**Set task:**
Only the lines from the start of the data through the line with "const colors = ['#9fb3f9', '#69bfc9', '#282626'];" belong in the copy. Restate them word for word, minus the pictures.

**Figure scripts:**
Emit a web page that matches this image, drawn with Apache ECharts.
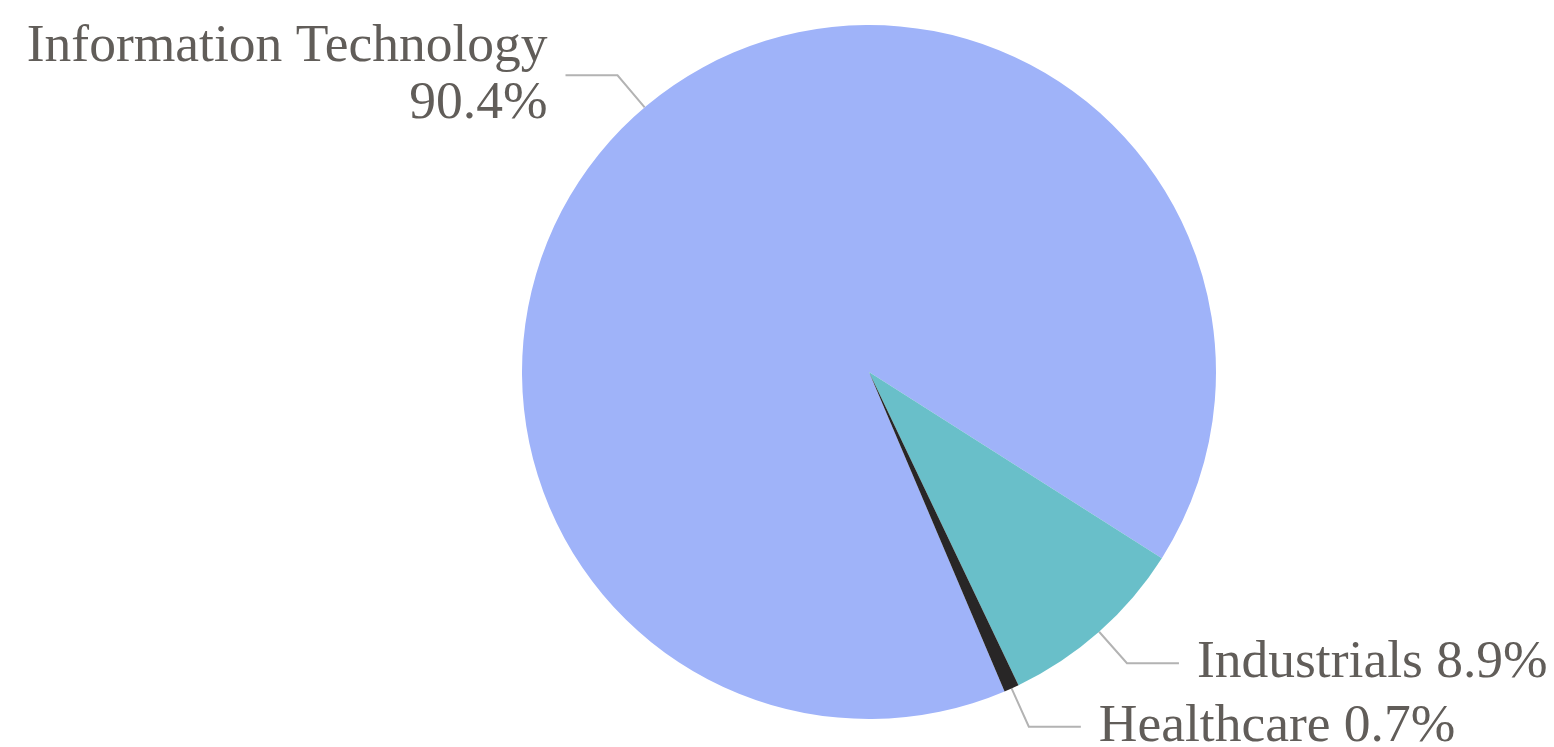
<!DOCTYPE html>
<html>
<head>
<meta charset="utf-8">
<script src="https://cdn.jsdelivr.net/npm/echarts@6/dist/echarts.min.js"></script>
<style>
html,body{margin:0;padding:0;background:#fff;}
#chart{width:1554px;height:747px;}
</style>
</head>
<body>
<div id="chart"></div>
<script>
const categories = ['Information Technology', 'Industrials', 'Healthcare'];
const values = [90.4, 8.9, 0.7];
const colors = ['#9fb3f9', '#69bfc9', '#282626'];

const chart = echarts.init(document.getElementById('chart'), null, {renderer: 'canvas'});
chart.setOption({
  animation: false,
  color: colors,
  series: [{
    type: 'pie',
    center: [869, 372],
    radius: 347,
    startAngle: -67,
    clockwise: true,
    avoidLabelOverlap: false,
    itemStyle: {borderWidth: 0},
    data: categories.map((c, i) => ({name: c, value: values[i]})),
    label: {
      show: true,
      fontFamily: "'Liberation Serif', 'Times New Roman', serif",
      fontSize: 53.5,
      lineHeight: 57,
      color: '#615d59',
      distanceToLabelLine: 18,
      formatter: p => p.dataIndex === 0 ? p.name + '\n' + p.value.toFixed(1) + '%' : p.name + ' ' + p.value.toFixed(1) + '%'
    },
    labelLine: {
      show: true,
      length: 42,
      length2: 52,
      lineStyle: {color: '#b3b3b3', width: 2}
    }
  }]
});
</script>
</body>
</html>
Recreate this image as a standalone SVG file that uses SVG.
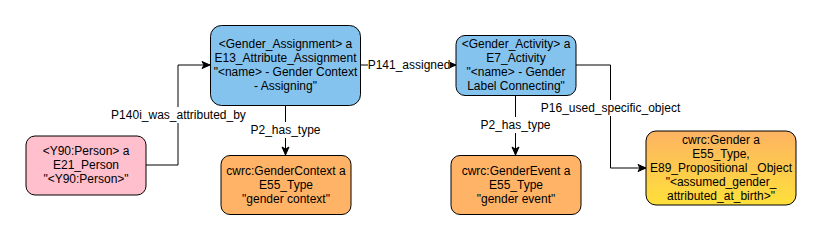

**Correct answer:**
Emit a web page that matches this image, drawn with Apache ECharts.
<!DOCTYPE html>
<html>
<head>
<meta charset="utf-8">
<script src="https://cdn.jsdelivr.net/npm/echarts@6/dist/echarts.min.js"></script>
<style>
html,body{margin:0;padding:0;background:#fff;}
#chart{width:1554px;height:747px;}
</style>
</head>
<body>
<div id="chart"></div>
<script>
const categories = ['Information Technology', 'Industrials', 'Healthcare'];
const values = [90.4, 8.9, 0.7];
const colors = ['#9fb3f9', '#69bfc9', '#282626'];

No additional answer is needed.